At any given time I maintain at least six girl crushes. If you don’t know what a girl crush is, it’s when you seriously admire another woman to the point where you’ve contemplated hanging around their mail box. You know, in hopes that you’ll bump into them and become best friends. My girl crushes are rocks stars and role models in the areas of faith, fitness, parenting and cooking. Girl crushes are fun and fairly harmless, but it’s more important that our role models are not just celebrities but women in our real and everyday lives. You probably have a few girl- crush worthy rock stars at your church. These women ooze with spiritual discipline and always deeply engage during worship. They’re full of encouraging words and they faithfully pray for you when they tell you they will. Also, at least 72% of their tweets and Facebook updates are bible verses or worship song lyrics. They are truly spiritual rock stars, and the sort of strong, confident women we look up to and perhaps even envy. I’ll be honest, I’m not one of these women right now. I’ve been in a truly difficult season for over a year and I would say that lately, I’ve been more of a puddle than a rock star.

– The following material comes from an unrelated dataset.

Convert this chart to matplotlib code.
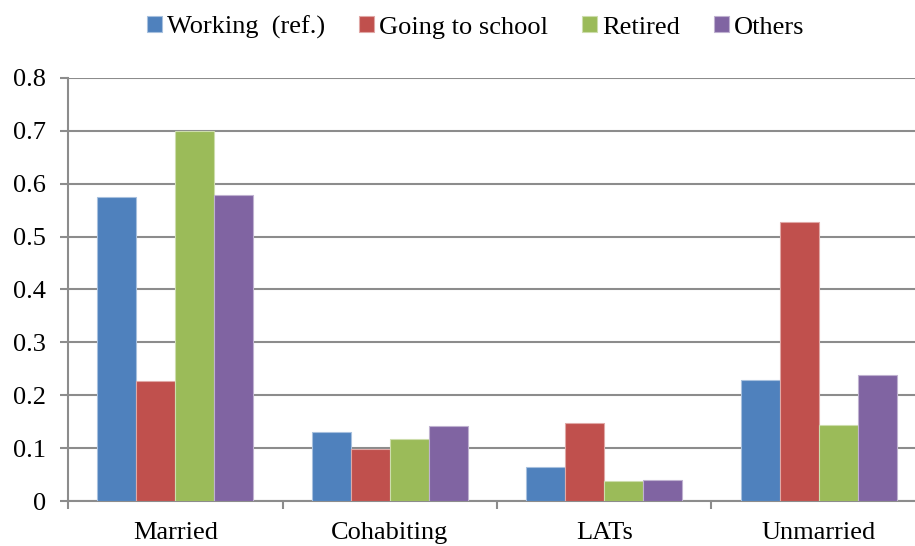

A year ago my mom took her life just as I was rounding my third trimester of pregnancy with our second child. After her death I felt like a shell of a person, just floating through life. After we returned home from our 2000 mile round trip journey to arrange her funeral I was nervous to return to church. I knew that grief and weariness showed on my face and I was somehow running on empty. I was also working in college ministry at the time and I worried about returning to work. I didn’t want my students to see me face down on my desk sobbing, or dragging myself to get another cup of coffee. For weeks after my Mom died I lived under the lie that God couldn’t use me as I was, that I was too weak. I believed it was better that I hide away for a while until I was in more presentable shape spiritually and emotionally. In the middle of my puddle months God taught me a new and valuable lesson. Even though I felt like a puddle on the floor, I was actually a rock star in a unique way. God wanted to use my puddle-ness to model what it meant to be authentic in a gray and difficult season. You see, if we’re only willing to be real when life is easy we leave people to navigate the stormy seasons from scratch, without any previous example of authentic brokenness. This world is a mess and we all experience the deep pain of loss in some form or fashion. If we downplay how much those experiences hurt, we create a community where people don’t feel comfortable being open with their struggles. This isn’t what God wants for us; He created us for close community with Himself and each other.
So, back to my story. I returned to church after my Mom’s death, and to be honest some Sundays I just sat there, buried my face in my hands and cried. When I was approached in the halls between services I was honest about how deeply I was hurting. I felt strongly that God wanted to use that season to show others that grief takes weeks, months and even years to truly heal. Deep hurts leave scars on our lives, but these healed wounds are beautiful monuments to God’s faithfulness, and our pressing need to be close to Him, come what may. I hope today you’re in a season without fresh wounds, healed and whole. If that’s you today, strive to be comfortable with those who are hurting. On the other hand, if today finds you with fresh, open wounds don’t feel guilty about your pain. This world is full of experiences and moments that cut us deeply. It isn’t how God intended it to be, but it’s the world we find ourselves in.
Mind if I offer you a little encouragement to take with you through those messy, painful times?
– Don’t be afraid to be honest and real about your pain, especially with your trustworthy friends.
– Don’t be ashamed to cry in church, you can be a pioneer who changes what we view as a “normal” response to grief and loss.
– Remember that God is resourceful and uses everything, even the messiest seasons for His glory.
– Be authentic about your journey and don’t be ashamed of pain or grief when it’s where your path takes you. Struggling does not mean you lack faith.
– Grab God’s hand and don’t let go, even when His ways are beyond confusing.
– When you’re in a sunnier season, support and encourage authentic healing for those in your community who are in a season of brokenness.
– Remember that the battle against death has already been won. Even on the darkest days, the light of this truth sustains.
This authentic way of living leads to true healing and strong women who God will use to display the whole and beautiful reality of His heaven here on earth. We’ll all walk through the sunny seasons as well as the dark valleys and when we’re brave enough to be puddles, that’s when we’re the true rock stars in disguise.